There are warnings around heavy rains in November. It only rained for about 30 minutes during our stay, but the clouds kept making an unwelcome appearance and showed absolutely no regard for my photos. When the sun is out I want to spend the rest of my life here but when it’s not I’m only prepared to stay here until I turn 150.
We arrived into Arijiju having already stayed in Sirai Beach, another magnificent, exclusive use property, so standards were pretty high at this point. This is not to say that Arijiju beats Sirai Beach in every area, not least because they’re different propositions, but it’s clear why Arijiju is double the nightly rate. There is not a definitive correlation between cost and enjoyment with luxury hotels; it’s very easy to charge a lot because your marketing team are the Chemical Ali of PR. Arijiju delivers.
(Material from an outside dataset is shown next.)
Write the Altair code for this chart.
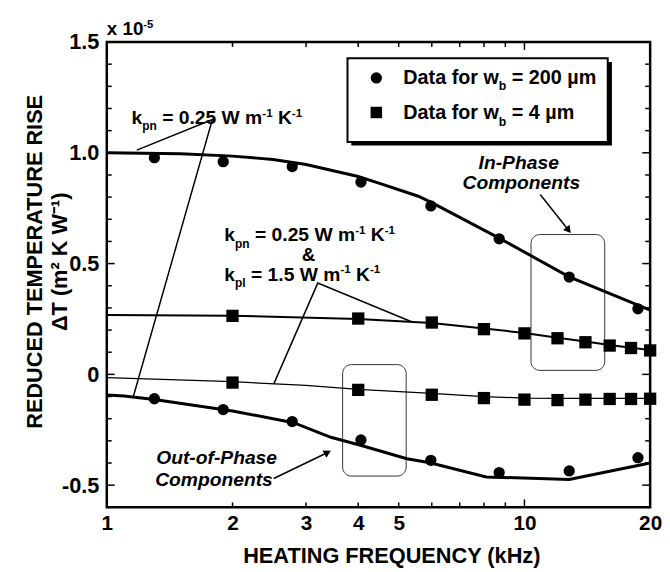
import altair as alt
import pandas as pd

FONT = "Liberation Sans"

# ---------------- data (x 1e-5 m^2 K/W) ----------------
# w_b = 200 um  (circles)
freq_200 = [1.3, 1.9, 2.78, 4.06, 5.97, 8.7, 12.8, 18.7]
in_200 = [0.978, 0.960, 0.938, 0.868, 0.760, 0.612, 0.439, 0.296]
out_200 = [-0.110, -0.159, -0.213, -0.296, -0.388, -0.443, -0.436, -0.376]

# w_b = 4 um  (squares)
freq_4 = [2, 4, 6, 8, 10, 12, 14, 16, 18, 20]
in_4 = [0.264, 0.252, 0.234, 0.204, 0.185, 0.163, 0.145, 0.130, 0.119, 0.108]
out_4 = [-0.037, -0.070, -0.092, -0.107, -0.114, -0.116, -0.114, -0.111, -0.111, -0.110]

# model curves
fit_in_a_f = [1, 1.5, 2, 2.5, 3, 4, 4.5, 5.57, 6, 8.7, 12.8, 20]
fit_in_a_v = [1.0, 0.996, 0.985, 0.97, 0.947, 0.893, 0.862, 0.804, 0.775, 0.615, 0.44, 0.29]
fit_out_a_f = [1, 1.1, 1.3, 2, 2.8, 3.44, 4.07, 5.23, 5.94, 8.1, 12.8, 20]
fit_out_a_v = [-0.093, -0.098, -0.113, -0.165, -0.218, -0.284, -0.321, -0.381, -0.399, -0.463, -0.474, -0.40]
fit_in_b_f = [1, 2, 4, 6, 8, 10, 12, 14, 16, 18, 20]
fit_in_b_v = [0.268, 0.265, 0.250, 0.232, 0.207, 0.187, 0.165, 0.148, 0.133, 0.120, 0.110]
fit_out_b_f = [1, 2, 3, 4, 6, 8, 10, 12, 20]
fit_out_b_v = [-0.015, -0.033, -0.050, -0.068, -0.086, -0.100, -0.107, -0.108, -0.108]

# axis ticks
x_labels = [1, 2, 3, 4, 5, 10, 20]
x_ticks = [2, 3, 4, 5, 6, 7, 8, 9]
x_major = [10]
y_labels = [-0.5, 0, 0.5, 1.0, 1.5]
y_minor = [-0.6, -0.4, -0.3, -0.2, -0.1, 0.1, 0.2, 0.3, 0.4, 0.6, 0.7, 0.8, 0.9, 1.1, 1.2, 1.3, 1.4]

# annotation geometry (data coordinates)
ptr1_f = [1.18, 1.79, 1.158]
ptr1_v = [1.012, 1.15, -0.099]
ptr2_f = [5.42, 3.20, 2.51]
ptr2_v = [0.234, 0.412, -0.044]
arr_in_f = [10.91, 12.7]
arr_in_v = [0.812, 0.655]
arr_out_f = [2.51, 3.36]
arr_out_v = [-0.47, -0.355]
box_in = dict(f1=10.37, f2=15.57, v1=0.018, v2=0.631)
box_out = dict(f1=3.67, f2=5.21, v1=-0.459, v2=0.044)
leg_box = dict(f1=3.77, f2=15.83, v1=1.049, v2=1.427)
leg_shadow = dict(f1=3.85, f2=16.2, v1=1.033, v2=1.41)

W, H = 550, 471

X_AXIS = alt.Axis(values=x_labels, labelExpr="format(datum.value, 'd')", labelFont=FONT,
                  labelFontWeight="bold", labelFontSize=21, labelColor="black", labelPadding=5,
                  labelFlush=False, ticks=False, domain=False, grid=False,
                  title="HEATING FREQUENCY (kHz)", titleFont=FONT, titleFontWeight="bold",
                  titleFontSize=22, titleColor="black", titleX=288, titleY=56,
                  titleAlign="center", titleBaseline="alphabetic", titleAnchor="start")
Y_AXIS = alt.Axis(values=y_labels,
                  labelExpr="datum.value == 0 ? '0' : replace(format(datum.value, '.1f'), '\u2212', '-')",
                  labelFont=FONT, labelFontWeight="bold", labelFontSize=22, labelColor="black",
                  labelPadding=8, ticks=False, domain=False, grid=False,
                  title=["REDUCED TEMPERATURE RISE", "\u0394T (m\u00b2 K W\u207b\u00b9)"],
                  titleFont=FONT, titleFontWeight="bold", titleFontSize=22, titleColor="black",
                  titleAngle=270, titleX=-66, titleY=222, titleAlign="center",
                  titleBaseline="alphabetic", titleLineHeight=25, titleAnchor="start")

XS = alt.Scale(type="log", domain=[1, 20], nice=False)
YS = alt.Scale(domain=[-0.6, 1.5], nice=False, zero=False)


def X(field="f"):
    return alt.X(f"{field}:Q", scale=XS, axis=X_AXIS)


def Y(field="v"):
    return alt.Y(f"{field}:Q", scale=YS, axis=Y_AXIS)


def df(f, v):
    return pd.DataFrame({"f": f, "v": v})


layers = []

# rounded boxes
for b in (box_in, box_out):
    layers.append(alt.Chart(pd.DataFrame([b])).mark_rect(
        fillOpacity=0, stroke="#333", strokeWidth=1, cornerRadius=9).encode(
        x=alt.X("f1:Q", scale=XS, axis=X_AXIS), x2="f2:Q",
        y=alt.Y("v1:Q", scale=YS, axis=Y_AXIS), y2="v2:Q"))

# model lines
for ff, vv, sw in ((fit_in_a_f, fit_in_a_v, 3), (fit_out_a_f, fit_out_a_v, 3),
                   (fit_in_b_f, fit_in_b_v, 2), (fit_out_b_f, fit_out_b_v, 1.3)):
    layers.append(alt.Chart(df(ff, vv)).mark_line(color="black", strokeWidth=sw).encode(
        x=X(), y=Y(), order="f:Q"))

# pointer lines
for ff, vv in ((ptr1_f, ptr1_v), (ptr2_f, ptr2_v), (arr_in_f, arr_in_v), (arr_out_f, arr_out_v)):
    d = df(ff, vv)
    d["i"] = range(len(d))
    layers.append(alt.Chart(d).mark_line(color="black", strokeWidth=1.5).encode(
        x=X(), y=Y(), order="i:Q"))

# arrowheads
for ff, vv, ang in ((arr_in_f, arr_in_v, 142), (arr_out_f, arr_out_v, 63)):
    layers.append(alt.Chart(df(ff[-1:], vv[-1:])).mark_point(
        shape="triangle", filled=True, color="black", opacity=1, size=70, angle=ang).encode(
        x=X(), y=Y()))

# data points
for ff, vv in ((freq_200, in_200), (freq_200, out_200)):
    layers.append(alt.Chart(df(ff, vv)).mark_point(
        shape="circle", filled=True, color="black", opacity=1, size=130).encode(x=X(), y=Y()))
for ff, vv in ((freq_4, in_4), (freq_4, out_4)):
    layers.append(alt.Chart(df(ff, vv)).mark_point(
        shape="square", filled=True, color="black", opacity=1, size=155).encode(x=X(), y=Y()))

# legend box with shadow
layers.append(alt.Chart(pd.DataFrame([leg_shadow])).mark_rect(fill="black").encode(
    x=alt.X("f1:Q", scale=XS, axis=X_AXIS), x2="f2:Q",
    y=alt.Y("v1:Q", scale=YS, axis=Y_AXIS), y2="v2:Q"))
layers.append(alt.Chart(pd.DataFrame([leg_box])).mark_rect(
    fill="white", stroke="black", strokeWidth=2).encode(
    x=alt.X("f1:Q", scale=XS, axis=X_AXIS), x2="f2:Q",
    y=alt.Y("v1:Q", scale=YS, axis=Y_AXIS), y2="v2:Q"))
layers.append(alt.Chart(df([4.42], [1.338])).mark_point(
    shape="circle", filled=True, color="black", opacity=1, size=130).encode(x=X(), y=Y()))
layers.append(alt.Chart(df([4.42], [1.182])).mark_point(
    shape="square", filled=True, color="black", opacity=1, size=135).encode(x=X(), y=Y()))

# ---------- rich text helper ----------
MET = {' ': 278, 'x': 556, '.': 278, '=': 584, 'W': 944, 'm': 889, 'K': 722, 'k': 556,
       'p': 611, 'n': 611, 'l': 278, '-': 333, 'D': 722, 'a': 556, 't': 333, 'f': 333,
       'o': 611, 'r': 389, 'w': 778, 'b': 611, '\u00b5': 611, '&': 722}


def tw(s, size):
    return sum(MET.get(c, 556) for c in s) * size / 1000.0


def rich(f, v, segs, size, italic=False, align="left"):
    pieces = []
    x = 0.0
    for t, kind in segs:
        if kind == "n":
            fs, dy = size, 0
        elif kind == "sub":
            fs, dy = size * 0.62, size * 0.32
        else:
            fs, dy = size * 0.6, -size * 0.4
        lead = len(t) - len(t.lstrip(" "))
        pieces.append((t.lstrip(" "), x + tw(" " * lead, fs), dy, fs))
        x += tw(t, fs)
    shift = -x / 2 if align == "center" else 0
    out = []
    for t, px, dy, fs in pieces:
        out.append(alt.Chart(pd.DataFrame({"f": [f], "v": [v], "t": [t]})).mark_text(
            align="left", baseline="alphabetic", dx=px + shift, dy=dy, fontSize=fs,
            font=FONT, fontWeight="bold", fontStyle="italic" if italic else "normal",
            color="black").encode(x=X(), y=Y(), text="t:N"))
    return out


kpn = [("k", "n"), ("pn", "sub"), (" = 0.25 W m", "n"), ("-1", "sup"), (" K", "n"), ("-1", "sup")]
kpl = [("k", "n"), ("pl", "sub"), (" = 1.5 W m", "n"), ("-1", "sup"), (" K", "n"), ("-1", "sup")]

layers += rich(1.0, 1.53, [("x 10", "n"), ("-5", "sup")], 19)
layers += rich(1.146, 1.129, kpn, 19.5)
layers += rich(1.912, 0.60, kpn, 19.5)
layers += rich(3.04, 0.512, [("&", "n")], 19, align="center")
layers += rich(1.912, 0.422, kpl, 19.5)
layers += rich(9.75, 0.929, [("In-Phase", "n")], 19.5, italic=True, align="center")
layers += rich(9.75, 0.836, [("Components", "n")], 19.5, italic=True, align="center")
layers += rich(1.79, -0.404, [("Out-of-Phase", "n")], 19.5, italic=True, align="center")
layers += rich(1.79, -0.502, [("Components", "n")], 19.5, italic=True, align="center")
layers += rich(5.13, 1.311, [("Data for w", "n"), ("b", "sub"), (" = 200 \u00b5m", "n")], 20)
layers += rich(5.13, 1.151, [("Data for w", "n"), ("b", "sub"), (" = 4 \u00b5m", "n")], 20)

# ---------- inward ticks ----------
def ytick(vals, length):
    d = pd.DataFrame({"v": vals})
    return [
        alt.Chart(d).mark_rule(color="black", strokeWidth=1.5).encode(
            y=Y(), x=alt.value(0), x2=alt.value(length)),
        alt.Chart(d).mark_rule(color="black", strokeWidth=1.5).encode(
            y=Y(), x=alt.value(W - length), x2=alt.value(W)),
    ]


def xtick(vals, length):
    d = pd.DataFrame({"f": vals})
    return [
        alt.Chart(d).mark_rule(color="black", strokeWidth=1.5).encode(
            x=X(), y=alt.value(0), y2=alt.value(length)),
        alt.Chart(d).mark_rule(color="black", strokeWidth=1.5).encode(
            x=X(), y=alt.value(H - length), y2=alt.value(H)),
    ]


layers += ytick(y_labels, 8) + ytick(y_minor, 5) + xtick(x_ticks, 5) + xtick(x_major, 8)

chart = alt.layer(*layers).properties(
    width=W, height=H, autosize="none",
    padding={"left": 100, "top": 31, "right": 12, "bottom": 58},
    background="white",
).configure_view(stroke="black", strokeWidth=2.5)

chart.save("out.html", embed_options={"renderer": "svg", "actions": False})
Whilst Singita dominate Tanzania with a superb luxury offering, Kenya has gone the other way and decided that luxury should only be limited to owner based, exclusive lodges. I’d hope to visit them all one day, but I’m now hooked on Arijiju and may never get the chance.
Room type: Master Suite Duration: 1 > 4th November, 2021
Best review yet.
Seems like best stay ever!
So beautiful, and elephants!
Tom, you are the best! Thank you.
Great review! Ihad a feeling you would like Arijiju.
Thank you for the review. I have repeat clients I book in Arijiju and they love it. Kids go horseback riding.